Without the pictures, output the lines of the material from the very first through the one that holds "const INK = '#000000';".
** Begin **
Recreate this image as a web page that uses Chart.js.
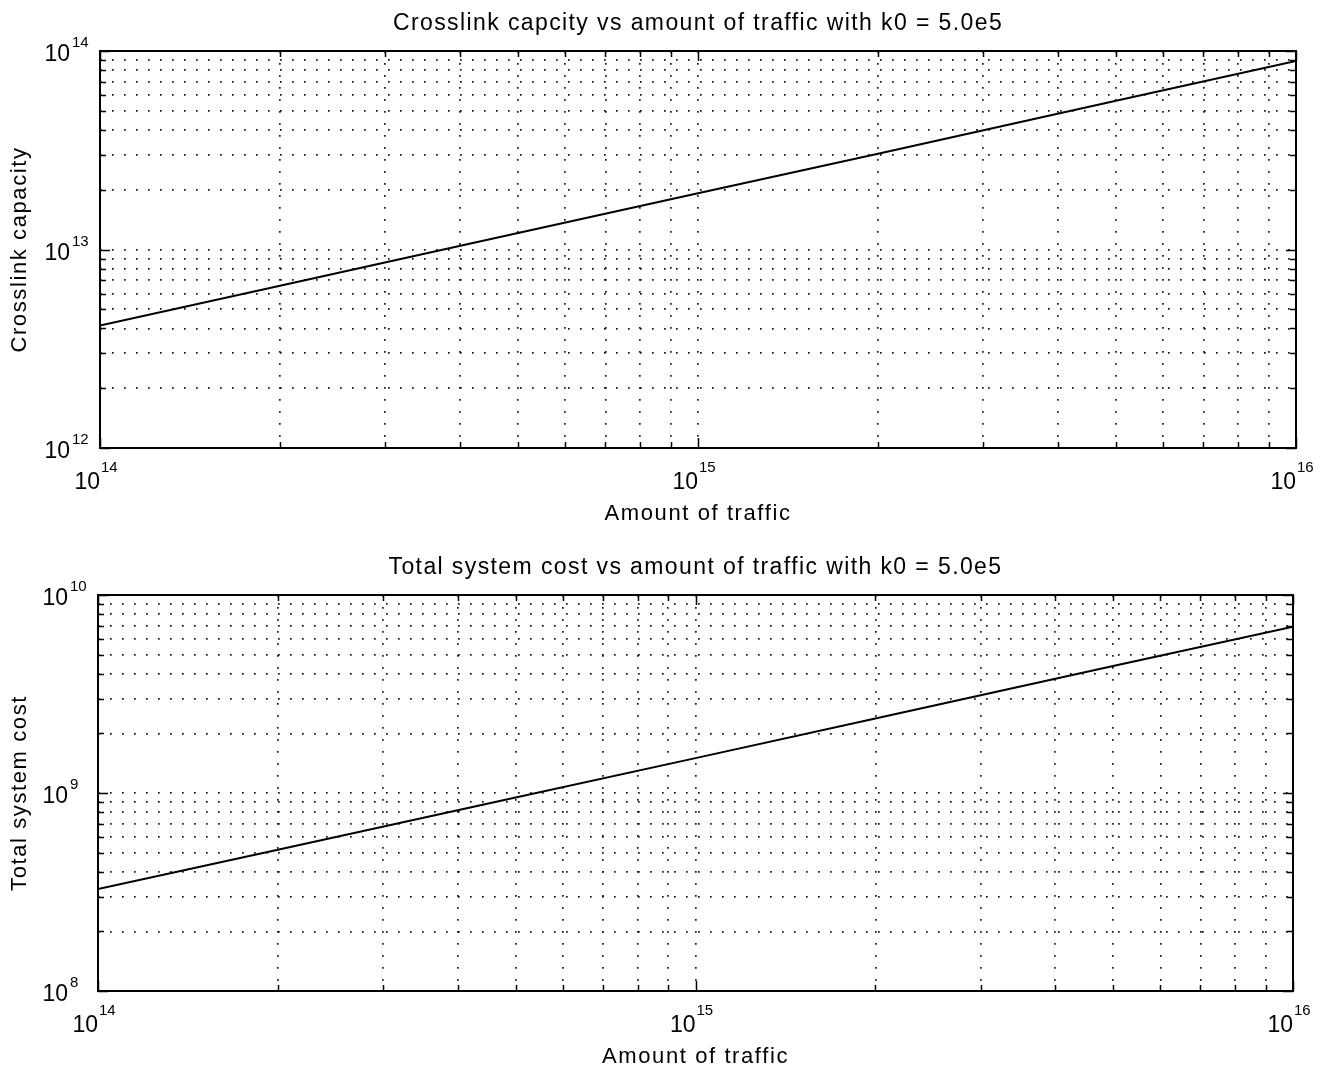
<!DOCTYPE html>
<html>
<head>
<meta charset="utf-8">
<script src="https://cdn.jsdelivr.net/npm/chart.js@4.4.1/dist/chart.umd.min.js"></script>
<style>
  html, body { margin: 0; padding: 0; background: #ffffff; }
  #wrap { position: relative; width: 1336px; height: 1072px; }
  .panel { position: absolute; left: 0; width: 1336px; height: 536px; }
</style>
</head>
<body>
<div id="wrap">
  <div class="panel" style="top:0px"><canvas id="capacityChart"></canvas></div>
  <div class="panel" style="top:536px"><canvas id="costChart"></canvas></div>
</div>
<script>
// Traffic sweep and the two computed quantities (k0 = 5.0e5)
const traffic = [1e14, 2e14, 5e14, 1e15, 2e15, 5e15, 1e16];
const crosslinkCapacity = [4.14e12, 6.56e12, 1.21e13, 1.92e13, 3.04e13, 5.61e13, 8.9e13];
const totalSystemCost = [3.27e8, 5.17e8, 9.5e8, 1.5e9, 2.38e9, 4.38e9, 6.92e9];

// Decade exponents used for the axis labels
const trafficTickExponents = [14, 15, 16];
const capacityTickExponents = [12, 13, 14];
const costTickExponents = [8, 9, 10];

const FONT = '"Liberation Sans", Arial, Helvetica, sans-serif';
const INK = '#000000';

// 1..9 x 10^e for every decade, plus the last decade itself
function decadeTicks(exps) {
  const out = [];
  for (let i = 0; i < exps.length - 1; i++) {
    for (let m = 1; m <= 9; m++) out.push({ value: m * Math.pow(10, exps[i]), major: m === 1 });
  }
  out.push({ value: Math.pow(10, exps[exps.length - 1]), major: true });
  return out;
}

function spacedText(ctx, text, x, y, align, spacing) {
  ctx.save();
  if ('letterSpacing' in ctx) ctx.letterSpacing = spacing + 'px';
  ctx.textAlign = align;
  ctx.fillText(text, x, y);
  ctx.restore();
}

// Frame, inward tick marks and all text (titles, axis labels, 10^n ticks)
const decorations = {
  id: 'decorations',
  afterDraw(chart, args, opts) {
    const { ctx, chartArea: a, scales } = chart;
    const xs = scales.x, ys = scales.y;
    ctx.save();
    ctx.strokeStyle = INK;
    ctx.fillStyle = INK;

    // inward ticks on all four sides
    ctx.lineWidth = 1.5;
    ctx.beginPath();
    xs.ticks.forEach(t => {
      const px = Math.round(xs.getPixelForValue(t.value)) + 0.5;
      const len = t.major ? 10 : 6;
      ctx.moveTo(px, a.bottom); ctx.lineTo(px, a.bottom - len);
      ctx.moveTo(px, a.top); ctx.lineTo(px, a.top + len);
    });
    ys.ticks.forEach(t => {
      const py = Math.round(ys.getPixelForValue(t.value)) + 0.5;
      const len = t.major ? 10 : 6;
      ctx.moveTo(a.left, py); ctx.lineTo(a.left + len, py);
      ctx.moveTo(a.right, py); ctx.lineTo(a.right - len, py);
    });
    ctx.stroke();

    // box
    ctx.lineWidth = 2;
    ctx.strokeRect(a.left, a.top, a.right - a.left, a.bottom - a.top);

    // x tick labels: "10" ending at the tick, exponent just after it
    ctx.textBaseline = 'alphabetic';
    opts.xExps.forEach(e => {
      const px = xs.getPixelForValue(Math.pow(10, e));
      ctx.font = '23px ' + FONT;
      spacedText(ctx, '10', px, a.bottom + 41, 'right', 0);
      ctx.font = '15px ' + FONT;
      spacedText(ctx, String(e), px + 1, a.bottom + 24, 'left', 0);
    });
    // y tick labels
    opts.yExps.forEach(e => {
      const py = ys.getPixelForValue(Math.pow(10, e));
      ctx.font = '23px ' + FONT;
      spacedText(ctx, '10', a.left - 30, py + 10, 'right', 0);
      ctx.font = '15px ' + FONT;
      spacedText(ctx, String(e), a.left - 28, py - 4, 'left', 0);
    });

    const cx = (a.left + a.right) / 2;
    const cy = (a.top + a.bottom) / 2;
    ctx.font = '23px ' + FONT;
    spacedText(ctx, opts.title, cx, a.top - 21, 'center', 1.4);
    ctx.font = '22px ' + FONT;
    spacedText(ctx, opts.xTitle, cx, a.bottom + 72, 'center', 1.6);

    ctx.save();
    ctx.translate(opts.yTitleX, cy);
    ctx.rotate(-Math.PI / 2);
    spacedText(ctx, opts.yTitle, 0, 0, 'center', 1.6);
    ctx.restore();

    ctx.restore();
  }
};

function logAxis(exps) {
  return {
    type: 'logarithmic',
    min: Math.pow(10, exps[0]),
    max: Math.pow(10, exps[exps.length - 1]),
    afterBuildTicks(scale) { scale.ticks = decadeTicks(exps); },
    ticks: { display: false },
    grid: { color: '#1a1a1a', lineWidth: 1.7, drawTicks: false },
    border: { display: false, dash: [1.7, 10.3] }
  };
}

function makeChart(id, values, yExps, padding, texts) {
  return new Chart(document.getElementById(id), {
    type: 'scatter',
    data: {
      datasets: [{
        data: traffic.map((t, i) => ({ x: t, y: values[i] })),
        showLine: true,
        borderColor: INK,
        borderWidth: 2,
        pointRadius: 0,
        tension: 0
      }]
    },
    options: {
      responsive: true,
      maintainAspectRatio: false,
      animation: false,
      layout: { padding },
      plugins: {
        legend: { display: false },
        tooltip: { enabled: false },
        title: { display: false },
        decorations: Object.assign({ xExps: trafficTickExponents, yExps: yExps }, texts)
      },
      scales: {
        x: logAxis(trafficTickExponents),
        y: logAxis(yExps)
      }
    },
    plugins: [decorations]
  });
}

makeChart('capacityChart', crosslinkCapacity, capacityTickExponents,
  { left: 100, right: 40, top: 51, bottom: 88 },
  {
    title: 'Crosslink capcity vs amount of traffic with k0 = 5.0e5',
    xTitle: 'Amount of traffic',
    yTitle: 'Crosslink capacity',
    yTitleX: 26
  });

makeChart('costChart', totalSystemCost, costTickExponents,
  { left: 98, right: 43, top: 59, bottom: 81 },
  {
    title: 'Total system cost vs amount of traffic with k0 = 5.0e5',
    xTitle: 'Amount of traffic',
    yTitle: 'Total system cost',
    yTitleX: 26
  });
</script>
</body>
</html>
** End **
_CORRECT RESPONSE:_
Recreate this image as a web page that uses Chart.js.
<!DOCTYPE html>
<html>
<head>
<meta charset="utf-8">
<script src="https://cdn.jsdelivr.net/npm/chart.js@4.4.1/dist/chart.umd.min.js"></script>
<style>
  html, body { margin: 0; padding: 0; background: #ffffff; }
  #wrap { position: relative; width: 1336px; height: 1072px; }
  .panel { position: absolute; left: 0; width: 1336px; height: 536px; }
</style>
</head>
<body>
<div id="wrap">
  <div class="panel" style="top:0px"><canvas id="capacityChart"></canvas></div>
  <div class="panel" style="top:536px"><canvas id="costChart"></canvas></div>
</div>
<script>
// Traffic sweep and the two computed quantities (k0 = 5.0e5)
const traffic = [1e14, 2e14, 5e14, 1e15, 2e15, 5e15, 1e16];
const crosslinkCapacity = [4.14e12, 6.56e12, 1.21e13, 1.92e13, 3.04e13, 5.61e13, 8.9e13];
const totalSystemCost = [3.27e8, 5.17e8, 9.5e8, 1.5e9, 2.38e9, 4.38e9, 6.92e9];

// Decade exponents used for the axis labels
const trafficTickExponents = [14, 15, 16];
const capacityTickExponents = [12, 13, 14];
const costTickExponents = [8, 9, 10];

const FONT = '"Liberation Sans", Arial, Helvetica, sans-serif';
const INK = '#000000';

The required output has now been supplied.